Monday's announcement also included a renewed commitment to affordable housing in its mountain communities, Lynch wrote in a letter to employees on Monday. Though this aspect of the announcement lacked measurable targets, Lynch said Vail Resorts plans to "aggressively pursue building new affordable housing on the land we own, and pursue company leases in existing affordable housing developments."

In Whistler, that could mean construction will finally get underway on a new 240-bed staff housing building, a rezoning for which received third reading in Jan. 2020, but has yet to come back for consideration of adoption.

The announcement marks one of the biggest initiatives Lynch has declared since taking the reins as Vail Resorts CEO on Nov. 1, 2021. 

"One of my biggest takeaways from these past 100 days is the importance of each of you—our team," she wrote in the letter to staff. "We have a mission that we all know and love: Experience of a Lifetime. You are the core of this mission.
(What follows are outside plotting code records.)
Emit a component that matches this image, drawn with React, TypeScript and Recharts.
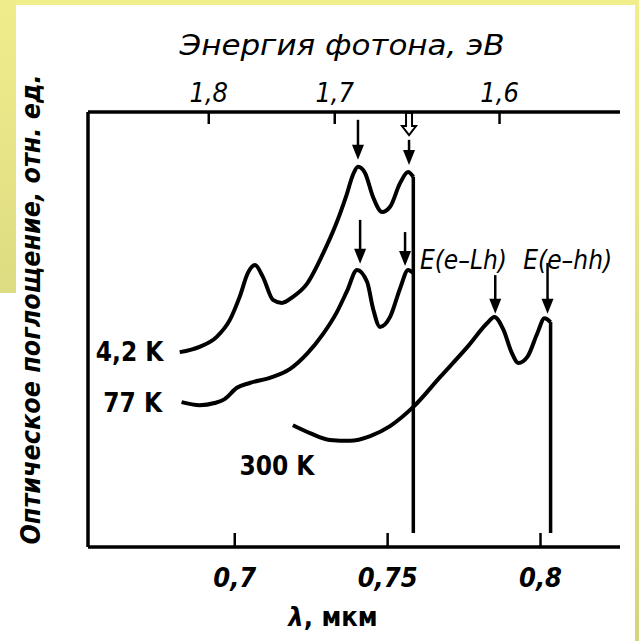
import { LineChart, Line, XAxis, YAxis, ReferenceLine, ReferenceDot } from 'recharts';

// длина волны, мкм
const lambda42 = [0.682, 0.6885, 0.6941, 0.6984, 0.7016, 0.7043, 0.7066, 0.7092, 0.7125, 0.7154, 0.719, 0.7236, 0.7289, 0.733, 0.7365, 0.7388, 0.7403, 0.7426, 0.7452, 0.7482, 0.7508, 0.7541, 0.7567, 0.7584];
// поглощение, отн. ед.
const absorb42 = [44.8, 46.0, 48.3, 52.2, 57.5, 63.0, 64.8, 62.1, 56.8, 56.1, 57.5, 60.5, 67.5, 74.0, 80.8, 85.8, 87.4, 86.0, 80.5, 77.0, 78.2, 83.7, 86.2, 85.1];

const lambda77 = [0.6826, 0.6885, 0.6934, 0.6967, 0.7007, 0.7049, 0.7115, 0.718, 0.7236, 0.7289, 0.7334, 0.7367, 0.74, 0.7433, 0.7452, 0.7475, 0.7508, 0.7541, 0.7567, 0.7584];
const absorb77 = [33.3, 32.6, 33.1, 34.0, 36.6, 37.7, 38.9, 40.9, 44.4, 49.0, 54.0, 58.8, 63.7, 60.9, 54.9, 50.6, 52.9, 59.5, 63.7, 63.0];

const lambda300 = [0.719, 0.7246, 0.7311, 0.7377, 0.7443, 0.7508, 0.7584, 0.7672, 0.7761, 0.7826, 0.7849, 0.7879, 0.7905, 0.7928, 0.7957, 0.799, 0.8013, 0.8033];
const absorb300 = [28.0, 26.2, 24.6, 24.4, 25.5, 27.8, 32.2, 39.1, 46.0, 51.5, 52.9, 49.9, 44.8, 42.3, 43.7, 49.2, 52.6, 51.7];

// vertical edges (x, from, to)
const edgeX = [0.7584, 0.8033];
const edgeTop = [85.1, 51.7];
const edgeBottom = [3.2, 3.2];

const lambdaTicks = [0.7, 0.75, 0.8];
const lambdaTickLabels = ['0,7', '0,75', '0,8'];
const energyTicks = [0.6915, 0.7327, 0.7866];
const energyTickLabels = ['1,8', '1,7', '1,6'];

// arrows
const arrowX = [0.7403, 0.757, 0.741, 0.7557, 0.7852, 0.8023];
const arrowFrom = [98.2, 93.6, 75.2, 72.4, 62.5, 65.3];
const arrowTo = [89.0, 87.8, 65.1, 64.6, 53.6, 53.6];
const hollowX = 0.757;
const hollowFrom = 99.8;
const hollowTo = 94.7;

const curveLabels = ['4,2 K', '77 K', '300 K', 'E(e–Lh)', 'E(e–hh)'];
const curveLabelX = [0.6656, 0.6666, 0.7138, 0.7748, 0.8089];
const curveLabelY = [44.8, 33.1, 18.6, 66.0, 66.0];

const zip = (xs: number[], ys: number[]) => xs.map((x, i) => ({ x, y: ys[i] }));

const FONT = "'DejaVu Sans Condensed', 'Liberation Sans Narrow', 'DejaVu Sans', sans-serif";

const BottomTick = (props: any) => {
  const { x, y, payload } = props;
  const i = lambdaTicks.indexOf(payload.value);
  return (
    <g>
      <line x1={x} y1={y} x2={x} y2={y - 14} stroke="#000" strokeWidth={2.5} />
      <text x={x} y={y + 40} textAnchor="middle" fontFamily={FONT} fontSize={27} fontStyle="italic" fontWeight="bold" fill="#000">
        {lambdaTickLabels[i]}
      </text>
    </g>
  );
};

const TopTick = (props: any) => {
  const { x, y, payload } = props;
  const i = energyTicks.indexOf(payload.value);
  return (
    <g>
      <line x1={x} y1={y} x2={x} y2={y + 12} stroke="#000" strokeWidth={2.5} />
      <text x={x} y={y - 10} textAnchor="middle" fontFamily={FONT} fontSize={27} fontStyle="italic" fill="#000">
        {energyTickLabels[i]}
      </text>
    </g>
  );
};

const Arrow = (props: any) => {
  const { x1, y1, x2, y2 } = props;
  const top = Math.min(y1, y2);
  const tip = Math.max(y1, y2);
  return (
    <g>
      <line x1={x1} y1={top} x2={x2} y2={tip - 12} stroke="#000" strokeWidth={2.5} />
      <polygon points={`${x2 - 6},${tip - 15} ${x2 + 6},${tip - 15} ${x2},${tip}`} fill="#000" />
    </g>
  );
};

const HollowArrow = (props: any) => {
  const { x1, y1, y2 } = props;
  const top = Math.min(y1, y2);
  const tip = Math.max(y1, y2);
  const mid = tip - 9;
  return (
    <polygon
      points={`${x1 - 3},${top} ${x1 + 3},${top} ${x1 + 3},${mid} ${x1 + 7},${mid} ${x1},${tip} ${x1 - 7},${mid} ${x1 - 3},${mid}`}
      fill="#fff"
      stroke="#000"
      strokeWidth={2}
    />
  );
};

const TextMark = (text: string, italic: boolean) => (props: any) => (
  <text x={props.cx} y={props.cy} dy={9} textAnchor="middle" fontFamily={FONT} fontSize={26}
    fontStyle={italic ? 'italic' : 'normal'} fontWeight={italic ? 'normal' : 'bold'} fill="#000">
    {text}
  </text>
);

export default function App() {
  return (
    <div style={{ position: 'absolute', left: 0, top: 0, width: 639, height: 641, background: '#fff', overflow: 'hidden' }}>
      <div style={{ position: 'absolute', left: 0, top: 0, width: 639, height: 5, background: '#f1ef8c' }} />
      <div style={{ position: 'absolute', left: 0, top: 0, width: 16, height: 293, background: 'linear-gradient(#efed8b, #dedc82)' }} />
      <div style={{ position: 'absolute', left: 635, top: 0, width: 4, height: 641, background: 'linear-gradient(#f1ef8c, #d6d47e)' }} />
      <div style={{ position: 'absolute', left: 0, top: 0 }}>
        <LineChart width={639} height={641} margin={{ top: 0, right: 19, bottom: 0, left: 0 }}>
          <XAxis
            xAxisId="bottom"
            type="number"
            dataKey="x"
            domain={[0.652, 0.826]}
            ticks={lambdaTicks}
            orientation="bottom"
            height={94}
            tickSize={0}
            tickMargin={0}
            tickLine={false}
            tick={<BottomTick />}
            axisLine={{ stroke: '#000', strokeWidth: 3.5 }}
            allowDataOverflow
            label={{
              content: (p: any) => (
                <text x={p.viewBox.x + 245} y={p.viewBox.y + 79} textAnchor="middle" fontFamily={FONT} fontSize={27} fontWeight="bold" fill="#000">
                  <tspan fontStyle="italic">λ</tspan>, мкм
                </text>
              ),
            }}
          />
          <XAxis
            xAxisId="top"
            type="number"
            dataKey="x"
            domain={[0.652, 0.826]}
            ticks={energyTicks}
            orientation="top"
            height={112}
            tickSize={0}
            tickMargin={0}
            tickLine={false}
            tick={<TopTick />}
            axisLine={{ stroke: '#000', strokeWidth: 3.5 }}
            allowDataOverflow
            label={{
              content: (p: any) => (
                <text x={p.viewBox.x + 254} y={55} textAnchor="middle" fontFamily={FONT} fontSize={28} fontStyle="italic" fill="#000" textLength={325} lengthAdjust="spacingAndGlyphs">
                  Энергия фотона, эВ
                </text>
              ),
            }}
          />
          <YAxis
            yAxisId="y"
            type="number"
            domain={[0, 100]}
            width={88}
            tick={false}
            tickLine={false}
            axisLine={{ stroke: '#000', strokeWidth: 3.5 }}
            label={{
              content: (p: any) => {
                const cx = p.viewBox.x + 31;
                const cy = p.viewBox.y + p.viewBox.height / 2 - 20;
                return (
                  <text x={cx} y={cy} dy={9} transform={`rotate(-90, ${cx}, ${cy})`} textAnchor="middle" fontFamily={FONT} fontSize={27}
                    fontStyle="italic" fontWeight="bold" fill="#000" textLength={470} lengthAdjust="spacingAndGlyphs">
                    Оптическое поглощение, отн. ед.
                  </text>
                );
              },
            }}
          />
          <Line xAxisId="bottom" yAxisId="y" data={zip(lambda42, absorb42)} dataKey="y" type="monotone" stroke="#000" strokeWidth={4} dot={false} isAnimationActive={false} />
          <Line xAxisId="bottom" yAxisId="y" data={zip(lambda77, absorb77)} dataKey="y" type="monotone" stroke="#000" strokeWidth={4} dot={false} isAnimationActive={false} />
          <Line xAxisId="bottom" yAxisId="y" data={zip(lambda300, absorb300)} dataKey="y" type="monotone" stroke="#000" strokeWidth={4} dot={false} isAnimationActive={false} />
          {edgeX.map((x, i) => (
            <Line key={`edge-${i}`} xAxisId="bottom" yAxisId="y" data={[{ x, y: edgeTop[i] }, { x, y: edgeBottom[i] }]} dataKey="y" type="linear" stroke="#000" strokeWidth={3.5} dot={false} isAnimationActive={false} />
          ))}
          {arrowX.map((x, i) => (
            <ReferenceLine key={`arrow-${i}`} xAxisId="bottom" yAxisId="y" segment={[{ x, y: arrowFrom[i] }, { x, y: arrowTo[i] }]} shape={<Arrow />} />
          ))}
          <ReferenceLine xAxisId="bottom" yAxisId="y" segment={[{ x: hollowX, y: hollowFrom }, { x: hollowX, y: hollowTo }]} shape={<HollowArrow />} />
          {curveLabels.map((t, i) => (
            <ReferenceDot key={`lbl-${i}`} xAxisId="bottom" yAxisId="y" x={curveLabelX[i]} y={curveLabelY[i]} r={0} ifOverflow="visible" shape={TextMark(t, i >= 3)} />
          ))}
        </LineChart>
      </div>
    </div>
  );
}
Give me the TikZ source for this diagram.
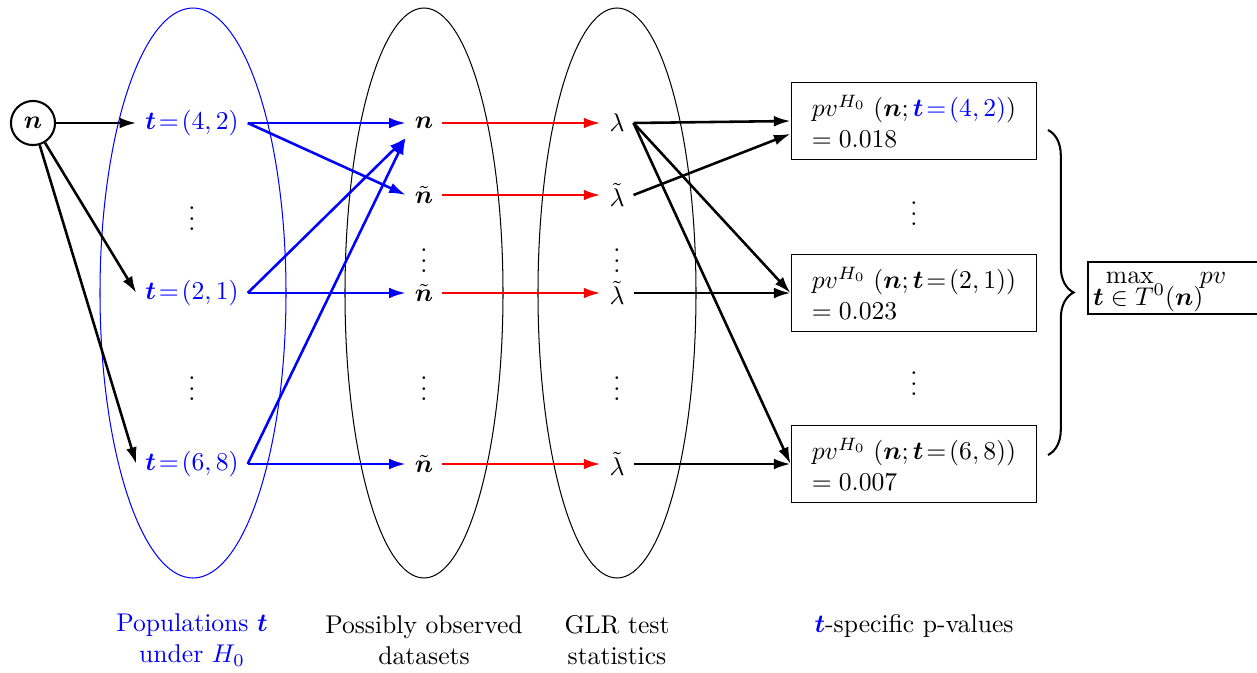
\documentclass[tikz,border=0pt]{standalone}
\usepackage{amsmath,amssymb}
\usetikzlibrary{arrows.meta,decorations.pathreplacing}

\begin{document}
\begin{tikzpicture}[x=0.39pt, y=-0.39pt,
  pop/.style={text=blue},
  pvbox/.style={draw, align=left, minimum width=95.9pt, minimum height=30pt},
  imp/.style={-{Latex[length=6.5pt, width=4.2pt]}, line width=1pt},
  impb/.style={imp, blue},
  impr/.style={imp, red},
  brc/.style={decorate, decoration={brace, amplitude=10pt}, thick},
]
\useasboundingbox (0,0) rectangle (1257,673);

% the three groups
\draw[blue] (193,293) ellipse [x radius=93, y radius=285];
\draw (424,293) ellipse [x radius=79, y radius=285];
\draw (617,293) ellipse [x radius=79, y radius=285];

% observed data
\node[draw, circle, thick, minimum size=17.2pt, inner sep=0pt] (nobs) at (33,123) {$\boldsymbol n$};

% populations under H0
\node[pop] (t42) at (192,123) {$\boldsymbol t\!=\!(4,2)$};
\node (tdots1) at (192,211) {$\vdots$};
\node[pop] (t21) at (192,293) {$\boldsymbol t\!=\!(2,1)$};
\node (tdots2) at (192,381) {$\vdots$};
\node[pop] (t68) at (192,464) {$\boldsymbol t\!=\!(6,8)$};

% possibly observed datasets
\node (d1) at (424,123) {$\boldsymbol n$};
\node (d2) at (424,195) {$\tilde{\boldsymbol n}$};
\node (ddots1) at (424,253) {$\vdots$};
\node (d3) at (424,293) {$\tilde{\boldsymbol n}$};
\node (ddots2) at (424,381) {$\vdots$};
\node (d4) at (424,464) {$\tilde{\boldsymbol n}$};

% GLR test statistics
\node (s1) at (617,123) {$\lambda$};
\node (s2) at (617,195) {$\tilde\lambda$};
\node (sdots1) at (617,253) {$\vdots$};
\node (s3) at (617,293) {$\tilde\lambda$};
\node (sdots2) at (617,381) {$\vdots$};
\node (s4) at (617,464) {$\tilde\lambda$};

% t-specific p-values
\node[pvbox] (pv42) at (914,121)
  {$pv^{H_0}\;(\boldsymbol n;\textcolor{blue}{\boldsymbol t\!=\!(4,2)})$\\$=0.018$};
\node (pvdots1) at (914,206) {$\vdots$};
\node[pvbox] (pv21) at (914,293)
  {$pv^{H_0}\;(\boldsymbol n;\boldsymbol t\!=\!(2,1))$\\$=0.023$};
\node (pvdots2) at (914,376) {$\vdots$};
\node[pvbox] (pv68) at (914,464)
  {$pv^{H_0}\;(\boldsymbol n;\boldsymbol t\!=\!(6,8))$\\$=0.007$};

% maximum over T0(n)
\draw[brc] (1048,130) -- (1048,455);
\node[draw, thick, anchor=west, inner xsep=2pt, inner ysep=0pt] (pvmax) at (1087,288)
  {\begin{tabular}{@{}l@{}}\hspace*{5pt}$\max$\hspace*{18pt}$pv$\\[-3.4pt]
   $\boldsymbol t\in T^0(\boldsymbol n)$\end{tabular}\hspace*{40pt}};

% arrows
\draw[imp] (nobs) -- (t42.west);
\draw[imp] (nobs) -- (t21.west);
\draw[imp] (nobs) -- (t68.west);

\draw[impb] (t42.east) -- (d1.west);
\draw[impb] (t42.east) -- (d2.west);
\draw[impb] (t21.east) -- (d1.south west);
\draw[impb] (t21.east) -- (d3.west);
\draw[impb] (t68.east) -- (d1.south west);
\draw[impb] (t68.east) -- (d4.west);

\draw[impr] (d1.east) -- (s1.west);
\draw[impr] (d2.east) -- (s2.west);
\draw[impr] (d3.east) -- (s3.west);
\draw[impr] (d4.east) -- (s4.west);

\draw[imp] (s1.east) -- (pv42.west);
\draw[imp] (s1.east) -- (pv21.west);
\draw[imp] (s1.east) -- (pv68.west);
\draw[imp] (s2.east) -- ([yshift=-5pt]pv42.west);
\draw[imp] (s3.east) -- (pv21.west);
\draw[imp] (s4.east) -- (pv68.west);

% column captions
\node[pop, align=center] (cap1) at (192,640) {Populations $\boldsymbol t$\\under $H_0$};
\node[align=center] (cap2) at (424,640) {Possibly observed\\datasets};
\node[align=center] (cap3) at (617,640) {GLR test\\statistics};
\node (cap4) at (914,626) {\textcolor{blue}{$\boldsymbol t$}-specific p-values};

\end{tikzpicture}
\end{document}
We cannot create an Experience of a Lifetime for our guests without first creating an Experience of a Lifetime for you—unfortunately, we have fallen short on that."

Vail Resorts "employees’ passion is what makes our resorts so special and our guests’ experience memorable,” Lynch added in the release.

The nine-figure annual investment into Vail Resorts' employee experience "marks a new direction for our company," she said. "Combined with an over $300 million investment in 21 new lifts for next season, we will work to ensure our resorts deliver an Experience of a Lifetime for both our employees and our guests.”